The fact is, the application sitting on top of the database may not be the only source from which data may be provided to the database. Those sources could be:
- A database administrator making authorized changes/entries to the database using data manipulation language (DML)
- Importing data through external files such as comma-separated value (CSV) files
- Migrating data from other databases or tables
More often than not, developers do not take the time to put these basic requirements in the database layer and, as a result, applications that do not do a good job of handling these uniqueness scenarios result in allowing these unwanted situations arising.

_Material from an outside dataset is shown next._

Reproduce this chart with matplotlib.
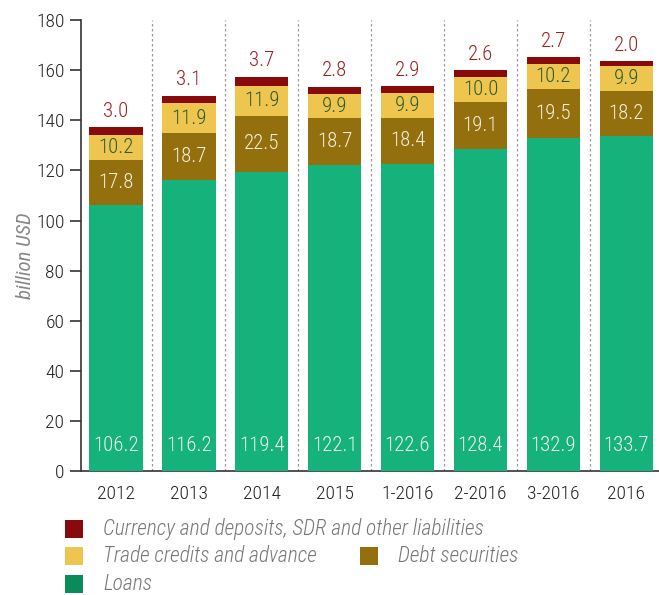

A requirement that states that there can be only 1 entry for a currency pair for a given day should translate into a unique index being defined on the identified attributes, i.e. the currency_pair, and the date columns of the table.
forex table below shows a table that does not have the required constraint defined and, as a result, there are duplicate entries which are shown in the highlighted rows with the white background colour.
CASE 1: Detecting duplicate entries in given columns:
SELECT COUNT(*) duplicate_count, currency_pair, date FROM forex GROUP BY currency_pair, date HAVING COUNT(*) > 1;
Executing the SQL statement above retrieves records that duplicates on the combination of the currency_pair and date columns together with the number of times they duplicate. The result is shown below.
Case 2: Selecting duplicate records
To select the all the duplicating records with all columns, perhaps, for data cleaning purposes:
Use the statement in case 1 as a subquery
Hint: A subquery or a nested query, which have been defined in case 1 above, is required that already knows how to detect duplicates in the underlying table.
SELECT f.* FROM forex f INNER JOIN ( SELECT currency_pair, date FROM forex GROUP BY currency_pair, date HAVING COUNT(*) > 1 ) d ON d.currency_pair = f.currency_pair AND d.date = f.date ORDER BY currency_pair, date;
The outcome of the SQL statement above is depicted in the table below which show all the columns for the duplicating records. Note the record count is 5 and not 2, as shown in case 1, as this shows all the duplicating entries and not an aggregation based on the repeating columns namely currency_pair and date.
Case 3: Selecting non-duplicating records
To migrate only the valid records, i.e. those not duplicating, you only have to change the conditional operator from > (greater than) to = (equal to) in the solution above.
SELECT f.* FROM forex f INNER JOIN ( SELECT currency_pair, date FROM forex GROUP BY currency_pair, date HAVING COUNT(*) = 1 ) d ON d.currency_pair = f.currency_pair AND d.date = f.date ORDER BY currency_pair, date;
And expectedly, the resulting records below are the non-repeating ones only.
As you can see, it is not that difficult at all fishing out duplicates entries in database tables and using that information as a foundation to retrieve other data for various use cases/scenarios.